## PROBLEM TO WORK ON
The records that follow are to be transcribed in full, without their images.

Start THE DATA

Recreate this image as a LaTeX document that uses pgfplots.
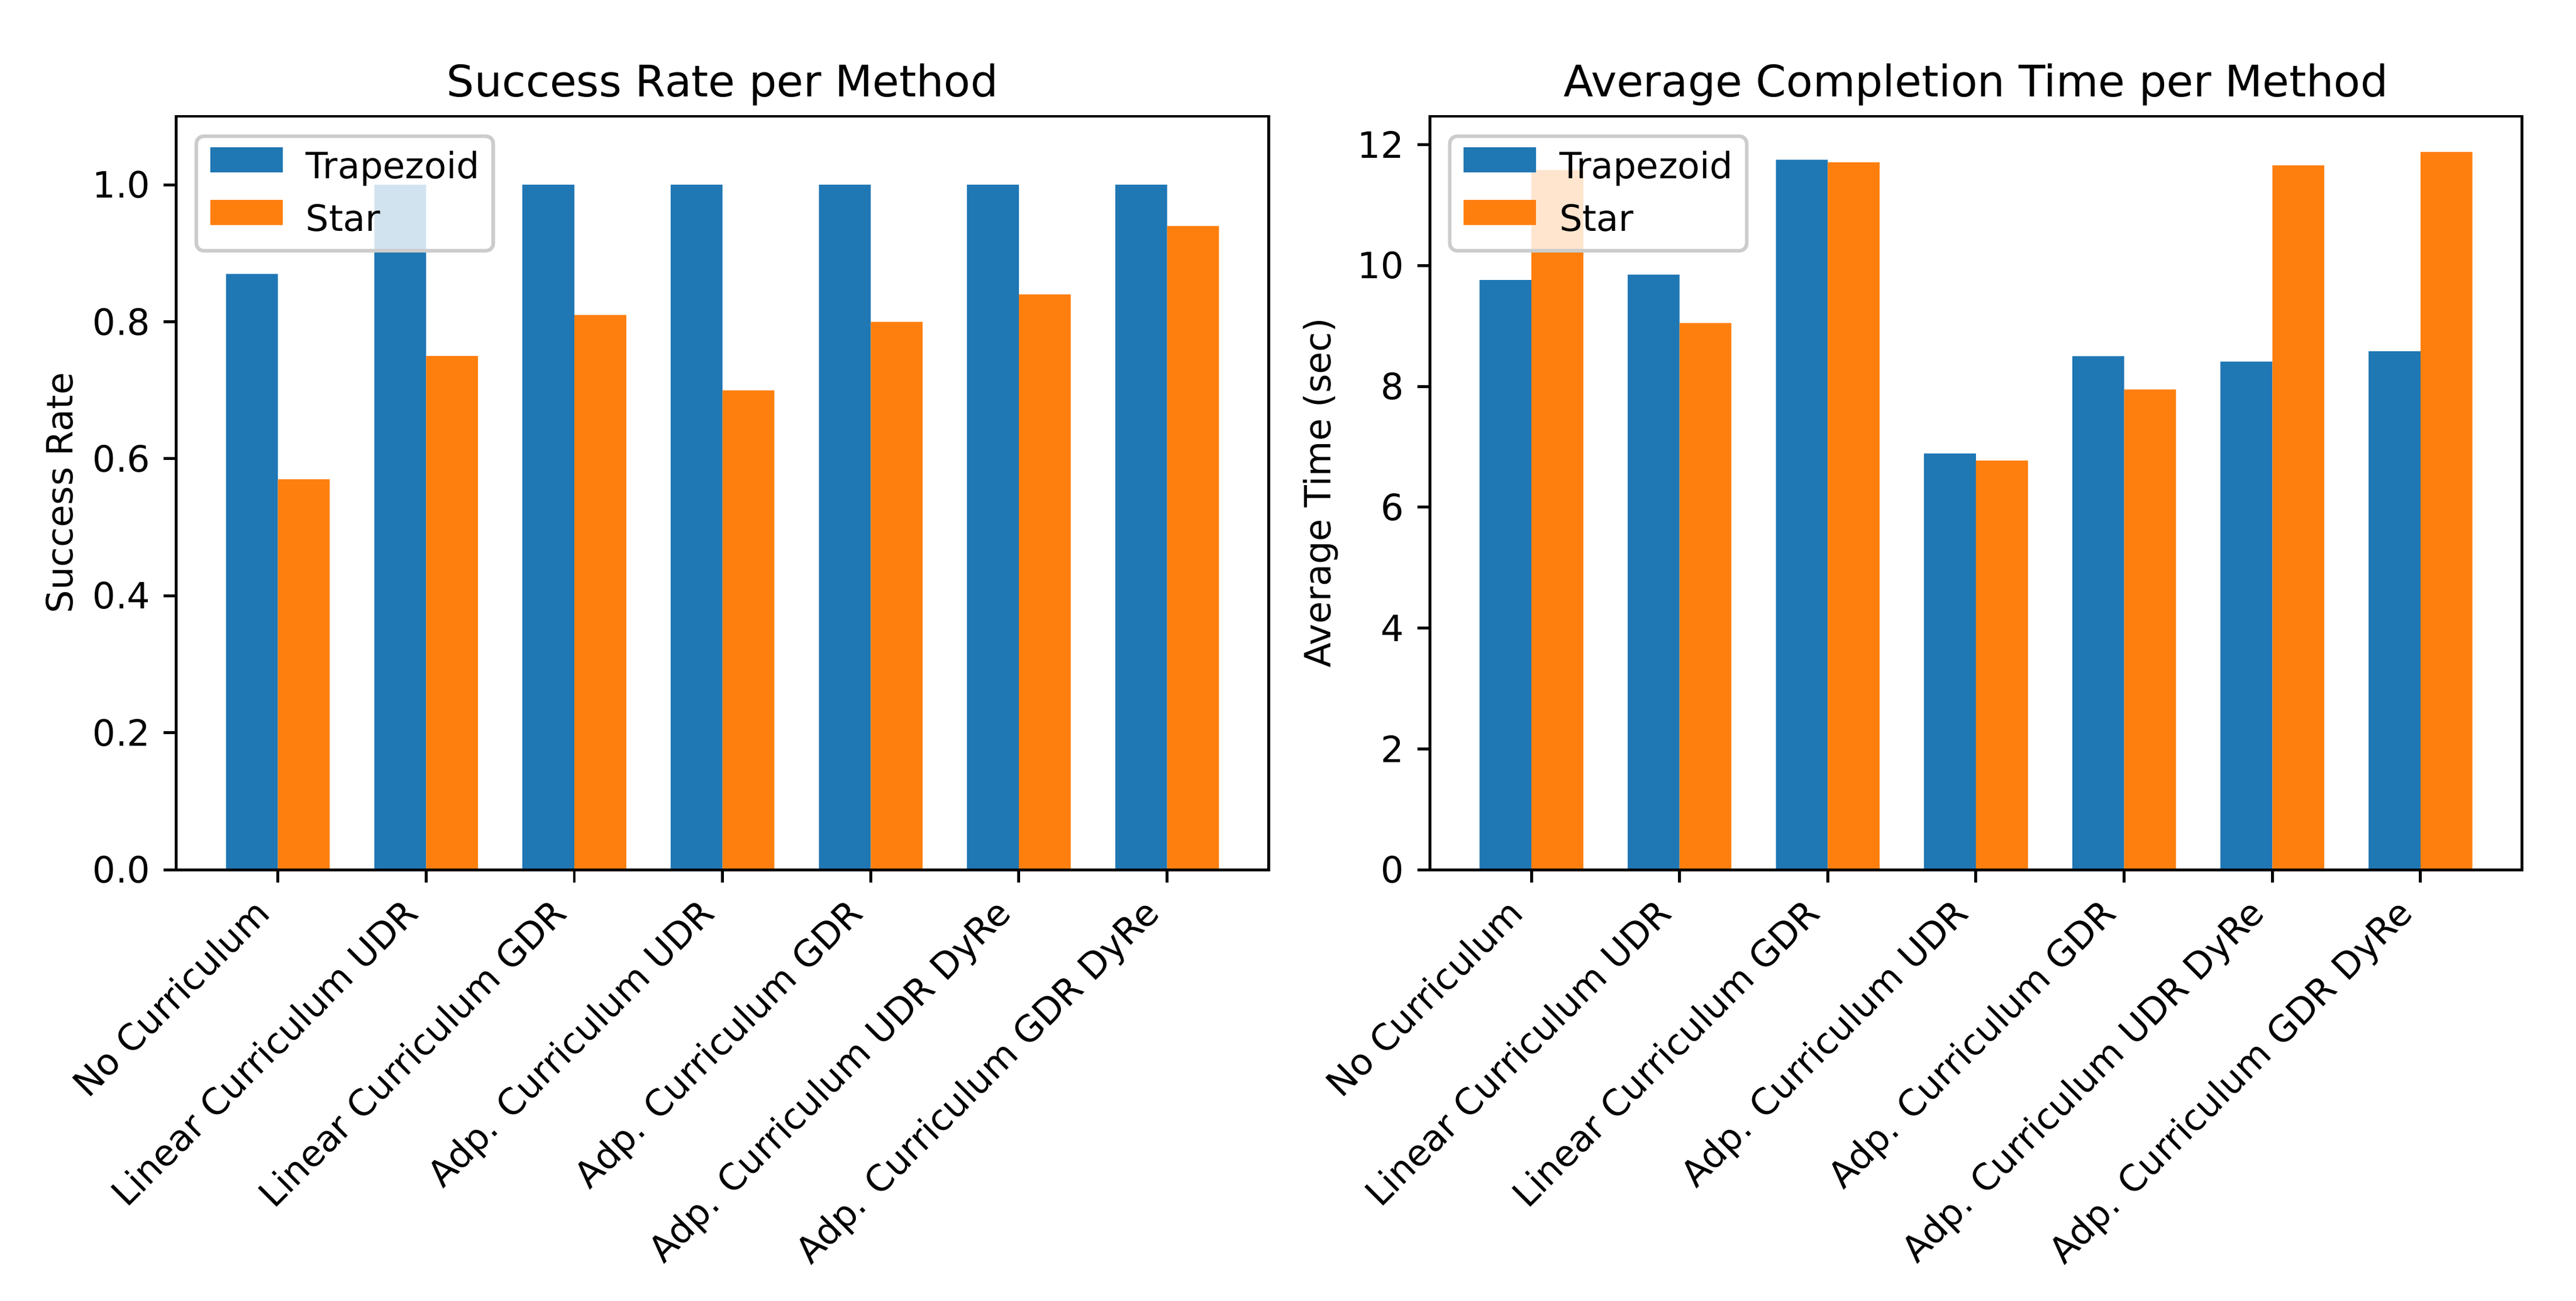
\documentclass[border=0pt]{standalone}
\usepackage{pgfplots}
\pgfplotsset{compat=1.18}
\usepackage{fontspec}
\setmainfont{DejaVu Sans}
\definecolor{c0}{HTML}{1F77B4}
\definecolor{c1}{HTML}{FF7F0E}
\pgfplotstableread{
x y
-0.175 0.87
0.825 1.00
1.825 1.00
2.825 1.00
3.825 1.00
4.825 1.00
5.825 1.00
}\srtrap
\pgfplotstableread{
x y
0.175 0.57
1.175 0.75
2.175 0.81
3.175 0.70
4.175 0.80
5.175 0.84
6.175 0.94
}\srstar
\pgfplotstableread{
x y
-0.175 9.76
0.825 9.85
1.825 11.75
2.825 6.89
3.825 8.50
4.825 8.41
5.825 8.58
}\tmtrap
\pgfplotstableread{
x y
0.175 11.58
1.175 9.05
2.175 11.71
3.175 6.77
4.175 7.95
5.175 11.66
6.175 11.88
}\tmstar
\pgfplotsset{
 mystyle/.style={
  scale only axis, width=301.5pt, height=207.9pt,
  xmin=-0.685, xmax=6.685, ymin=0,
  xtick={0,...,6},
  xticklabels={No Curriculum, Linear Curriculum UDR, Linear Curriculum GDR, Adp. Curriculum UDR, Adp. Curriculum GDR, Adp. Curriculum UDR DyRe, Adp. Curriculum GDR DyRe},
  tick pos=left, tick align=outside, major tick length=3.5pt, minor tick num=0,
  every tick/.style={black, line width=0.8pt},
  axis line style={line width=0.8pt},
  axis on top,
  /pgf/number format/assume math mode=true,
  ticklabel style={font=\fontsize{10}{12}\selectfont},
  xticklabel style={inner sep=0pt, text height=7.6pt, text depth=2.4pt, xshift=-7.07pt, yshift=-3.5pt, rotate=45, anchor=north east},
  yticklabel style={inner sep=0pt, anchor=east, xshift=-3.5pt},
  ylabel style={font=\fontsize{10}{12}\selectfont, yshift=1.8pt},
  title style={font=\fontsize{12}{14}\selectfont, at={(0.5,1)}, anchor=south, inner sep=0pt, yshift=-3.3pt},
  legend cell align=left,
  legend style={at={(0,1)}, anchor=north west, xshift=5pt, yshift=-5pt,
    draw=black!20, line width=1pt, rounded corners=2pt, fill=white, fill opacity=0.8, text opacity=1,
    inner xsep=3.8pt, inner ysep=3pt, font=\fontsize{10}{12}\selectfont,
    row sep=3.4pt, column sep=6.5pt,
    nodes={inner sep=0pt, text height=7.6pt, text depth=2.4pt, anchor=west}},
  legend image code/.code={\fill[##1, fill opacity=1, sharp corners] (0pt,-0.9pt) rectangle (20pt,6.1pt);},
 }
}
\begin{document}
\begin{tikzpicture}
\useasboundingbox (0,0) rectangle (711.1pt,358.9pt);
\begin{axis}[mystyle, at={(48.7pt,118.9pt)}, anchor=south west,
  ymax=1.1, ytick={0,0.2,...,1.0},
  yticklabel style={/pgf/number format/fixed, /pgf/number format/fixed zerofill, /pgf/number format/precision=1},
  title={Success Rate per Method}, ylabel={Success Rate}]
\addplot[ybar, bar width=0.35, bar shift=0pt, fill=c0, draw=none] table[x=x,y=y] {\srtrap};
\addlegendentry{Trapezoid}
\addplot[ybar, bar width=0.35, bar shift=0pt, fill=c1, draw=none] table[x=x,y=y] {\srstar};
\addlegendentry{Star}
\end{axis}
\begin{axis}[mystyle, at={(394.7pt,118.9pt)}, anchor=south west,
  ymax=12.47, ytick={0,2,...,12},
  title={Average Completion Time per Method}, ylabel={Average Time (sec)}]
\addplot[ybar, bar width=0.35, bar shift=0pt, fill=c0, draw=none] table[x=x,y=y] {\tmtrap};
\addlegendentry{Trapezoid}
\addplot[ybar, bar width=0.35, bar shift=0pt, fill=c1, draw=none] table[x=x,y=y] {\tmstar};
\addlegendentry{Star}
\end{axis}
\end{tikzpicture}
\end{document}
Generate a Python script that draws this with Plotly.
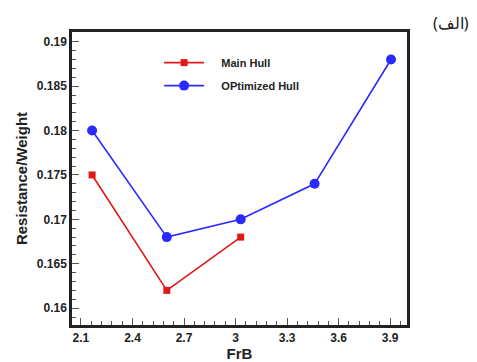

End THE DATA

## SOLUTION
Recreate this image as a LaTeX document that uses pgfplots.
\documentclass[border=0pt]{standalone}
\usepackage{pgfplots}
\pgfplotsset{compat=1.18}
\usepackage{fontspec}
\setmainfont{DejaVu Sans}
\definecolor{c0}{HTML}{1F77B4}
\definecolor{c1}{HTML}{FF7F0E}
\pgfplotstableread{
x y
-0.175 0.87
0.825 1.00
1.825 1.00
2.825 1.00
3.825 1.00
4.825 1.00
5.825 1.00
}\srtrap
\pgfplotstableread{
x y
0.175 0.57
1.175 0.75
2.175 0.81
3.175 0.70
4.175 0.80
5.175 0.84
6.175 0.94
}\srstar
\pgfplotstableread{
x y
-0.175 9.76
0.825 9.85
1.825 11.75
2.825 6.89
3.825 8.50
4.825 8.41
5.825 8.58
}\tmtrap
\pgfplotstableread{
x y
0.175 11.58
1.175 9.05
2.175 11.71
3.175 6.77
4.175 7.95
5.175 11.66
6.175 11.88
}\tmstar
\pgfplotsset{
 mystyle/.style={
  scale only axis, width=301.5pt, height=207.9pt,
  xmin=-0.685, xmax=6.685, ymin=0,
  xtick={0,...,6},
  xticklabels={No Curriculum, Linear Curriculum UDR, Linear Curriculum GDR, Adp. Curriculum UDR, Adp. Curriculum GDR, Adp. Curriculum UDR DyRe, Adp. Curriculum GDR DyRe},
  tick pos=left, tick align=outside, major tick length=3.5pt, minor tick num=0,
  every tick/.style={black, line width=0.8pt},
  axis line style={line width=0.8pt},
  axis on top,
  /pgf/number format/assume math mode=true,
  ticklabel style={font=\fontsize{10}{12}\selectfont},
  xticklabel style={inner sep=0pt, text height=7.6pt, text depth=2.4pt, xshift=-7.07pt, yshift=-3.5pt, rotate=45, anchor=north east},
  yticklabel style={inner sep=0pt, anchor=east, xshift=-3.5pt},
  ylabel style={font=\fontsize{10}{12}\selectfont, yshift=1.8pt},
  title style={font=\fontsize{12}{14}\selectfont, at={(0.5,1)}, anchor=south, inner sep=0pt, yshift=-3.3pt},
  legend cell align=left,
  legend style={at={(0,1)}, anchor=north west, xshift=5pt, yshift=-5pt,
    draw=black!20, line width=1pt, rounded corners=2pt, fill=white, fill opacity=0.8, text opacity=1,
    inner xsep=3.8pt, inner ysep=3pt, font=\fontsize{10}{12}\selectfont,
    row sep=3.4pt, column sep=6.5pt,
    nodes={inner sep=0pt, text height=7.6pt, text depth=2.4pt, anchor=west}},
  legend image code/.code={\fill[##1, fill opacity=1, sharp corners] (0pt,-0.9pt) rectangle (20pt,6.1pt);},
 }
}
\begin{document}
\begin{tikzpicture}
\useasboundingbox (0,0) rectangle (711.1pt,358.9pt);
\begin{axis}[mystyle, at={(48.7pt,118.9pt)}, anchor=south west,
  ymax=1.1, ytick={0,0.2,...,1.0},
  yticklabel style={/pgf/number format/fixed, /pgf/number format/fixed zerofill, /pgf/number format/precision=1},
  title={Success Rate per Method}, ylabel={Success Rate}]
\addplot[ybar, bar width=0.35, bar shift=0pt, fill=c0, draw=none] table[x=x,y=y] {\srtrap};
\addlegendentry{Trapezoid}
\addplot[ybar, bar width=0.35, bar shift=0pt, fill=c1, draw=none] table[x=x,y=y] {\srstar};
\addlegendentry{Star}
\end{axis}
\begin{axis}[mystyle, at={(394.7pt,118.9pt)}, anchor=south west,
  ymax=12.47, ytick={0,2,...,12},
  title={Average Completion Time per Method}, ylabel={Average Time (sec)}]
\addplot[ybar, bar width=0.35, bar shift=0pt, fill=c0, draw=none] table[x=x,y=y] {\tmtrap};
\addlegendentry{Trapezoid}
\addplot[ybar, bar width=0.35, bar shift=0pt, fill=c1, draw=none] table[x=x,y=y] {\tmstar};
\addlegendentry{Star}
\end{axis}
\end{tikzpicture}
\end{document}
Generate a Python script that draws this with Plotly.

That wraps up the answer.